Nonetheless, whatever were his religious opinions during this time the impress of Evangelicalism remained upon him, and the manner in which Ruskin's rejected belief continued to exercise dominion over his life, influencing his thoughts and acts, appears not only in the fact that he found it difficult to accept life witllout a future existence, but also in his continued reading and citation of scripture, his observance of the sabbath according to Evangelical rule, and his intermittent need to pray and attend church. We have previously observed his continuing use of biblical word and phrase, and as a further instance of the way he continued an Evangelical practice almost against his will, we may note his habitual observance of the sabbath. As he explained in Praeterita, despite the fact that he had long realized that "Christ's first article of teaching was to unbind the yoke of the Sabbath" (35.492), he could not free himself from the old idea of "Sabbath keeping," — "the idea that one was not to seek one's own pleasure on Sunday, nor to do anything useful.... The great passages in the Old Testament regarding its observance held their power over me' nor have ceased to do so" (35.492-93). Similarly, just as he felt the need to keep the sabbath, so too he sometimes felt the need to pray, and in 1863 he confided in his father that "Though I am so much of a heathen, I still pray a little sometimes in pretty places, though I eschew Camden Chapel" (36.428-29). In 1867 he wrote to Joan Agnew (later Severn) of a similar need which had led him to attend church: "Well, I've been to church, and have made up my mind that I shall continue to go.

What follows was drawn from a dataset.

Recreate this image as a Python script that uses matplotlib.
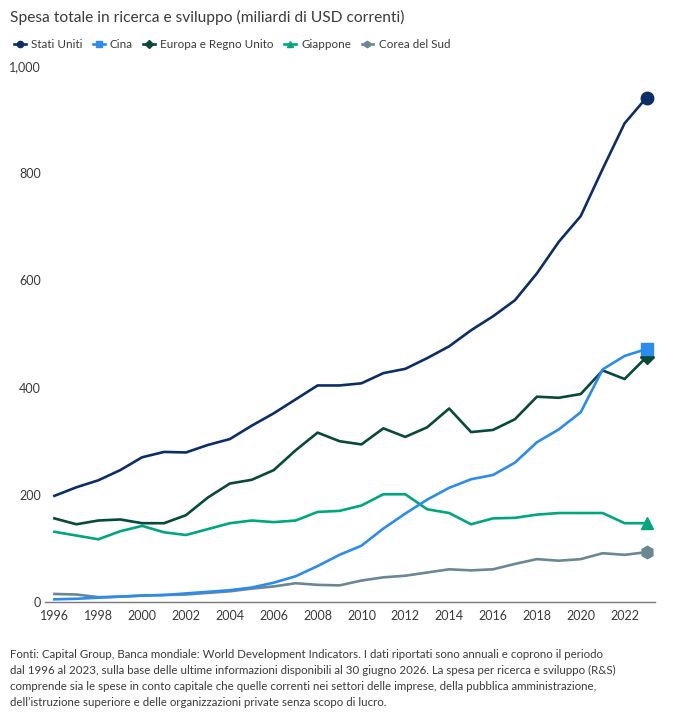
import numpy as np
import matplotlib.pyplot as plt
from matplotlib.lines import Line2D

plt.rcParams['font.family'] = ['Lato', 'DejaVu Sans']

anni = list(range(1996, 2024))

# Valori (miliardi di USD correnti)
stati_uniti = [198, 214, 227, 246, 270, 280, 279, 293, 304, 329, 352, 378, 404, 404,
               408, 427, 435, 455, 477, 507, 533, 563, 613, 672, 720, 808, 893, 941]
cina = [5, 6, 8, 10, 12, 13, 16, 19, 22, 27, 36, 48, 67, 88,
        105, 137, 165, 191, 213, 229, 237, 260, 298, 322, 354, 434, 459, 472]
europa = [156, 145, 152, 154, 147, 147, 162, 195, 221, 228, 246, 283, 316, 300,
          294, 324, 308, 326, 361, 317, 321, 341, 383, 381, 388, 432, 416, 457]
giappone = [131, 124, 117, 132, 142, 130, 125, 136, 147, 152, 149, 152, 168, 170,
            180, 201, 201, 173, 166, 145, 156, 157, 163, 166, 166, 166, 147, 147]
corea = [15, 14, 9, 10, 12, 13, 14, 17, 20, 25, 29, 35, 32, 31,
         40, 46, 49, 55, 61, 59, 61, 71, 80, 77, 80, 91, 88, 93]

serie = [
    ("Stati Uniti", stati_uniti, "#0c2e66", "o", 9),
    ("Cina", cina, "#2b8ceb", "s", 8),
    ("Europa e Regno Unito", europa, "#07493a", "D", 7.5),
    ("Giappone", giappone, "#00a67d", "^", 9),
    ("Corea del Sud", corea, "#6a8793", "h", 9),
]

testo = "#3a3a3a"

fig = plt.figure(figsize=(6.91, 7.12), dpi=100)
ax = fig.add_axes([0.0651, 0.1545, 0.8829, 0.7528])

# Tracciamo dall'ultima alla prima serie così gli Stati Uniti restano sopra
for nome, valori, colore, marker, ms in reversed(serie):
    ax.plot(anni, valori, color=colore, linewidth=1.9, solid_joinstyle='round')
    ax.plot(anni[-1], valori[-1], marker=marker, color=colore, markersize=ms,
            linestyle='none')

ax.set_xlim(1995.57, 2023.39)
ax.set_ylim(0, 1000)
ax.set_xticks(range(1996, 2023, 2))
ax.set_yticks(range(0, 1001, 200))
ax.set_yticklabels(["0", "200", "400", "600", "800", "1,000"])

for lato in ['top', 'right', 'left']:
    ax.spines[lato].set_visible(False)
ax.spines['bottom'].set_color('#7a7a7a')
ax.spines['bottom'].set_linewidth(1.0)
ax.tick_params(axis='both', length=0, labelsize=9, colors=testo, pad=6)
ax.tick_params(axis='y', pad=3)

# Titolo
fig.text(0.0145, 0.976, "Spesa totale in ricerca e sviluppo (miliardi di USD correnti)",
         fontsize=11.2, color=testo, ha='left', va='center')

# Legenda
maniglie = [Line2D([0], [0], color=c, linewidth=1.9, marker=m, markersize=4.5)
            for _, _, c, m, _ in serie]
fig.legend(maniglie, [s[0] for s in serie], loc='center left',
           bbox_to_anchor=(0.005, 0.938), ncol=5, frameon=False, fontsize=8.4,
           handlelength=1.0, handletextpad=0.45, columnspacing=0.9,
           labelcolor=testo)

# Nota a piè di pagina
nota = ("Fonti: Capital Group, Banca mondiale: World Development Indicators. I dati riportati sono annuali e coprono il periodo\n"
        "dal 1996 al 2023, sulla base delle ultime informazioni disponibili al 30 giugno 2026. La spesa per ricerca e sviluppo (R&S)\n"
        "comprende sia le spese in conto capitale che quelle correnti nei settori delle imprese, della pubblica amministrazione,\n"
        "dell\u2019istruzione superiore e delle organizzazioni private senza scopo di lucro.")
fig.text(0.0145, 0.0885, nota, fontsize=8.3, color=testo, ha='left', va='top',
         linespacing=1.55)

fig.savefig("out.png", dpi=100)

First, you see, the psalms for the day seemed to go straight at what was troubling me. . . . I came away on the whole much helped and taught, and satisfied that . . . I was meant to go to church again" (36.539). As we have already observed, Ruskin broke with Evangelicalism neither as sharply nor as easily as his published statements lead one to believe, and his continuing need for support and solace led him during these years of agnosticism to make his own accommodation with religion.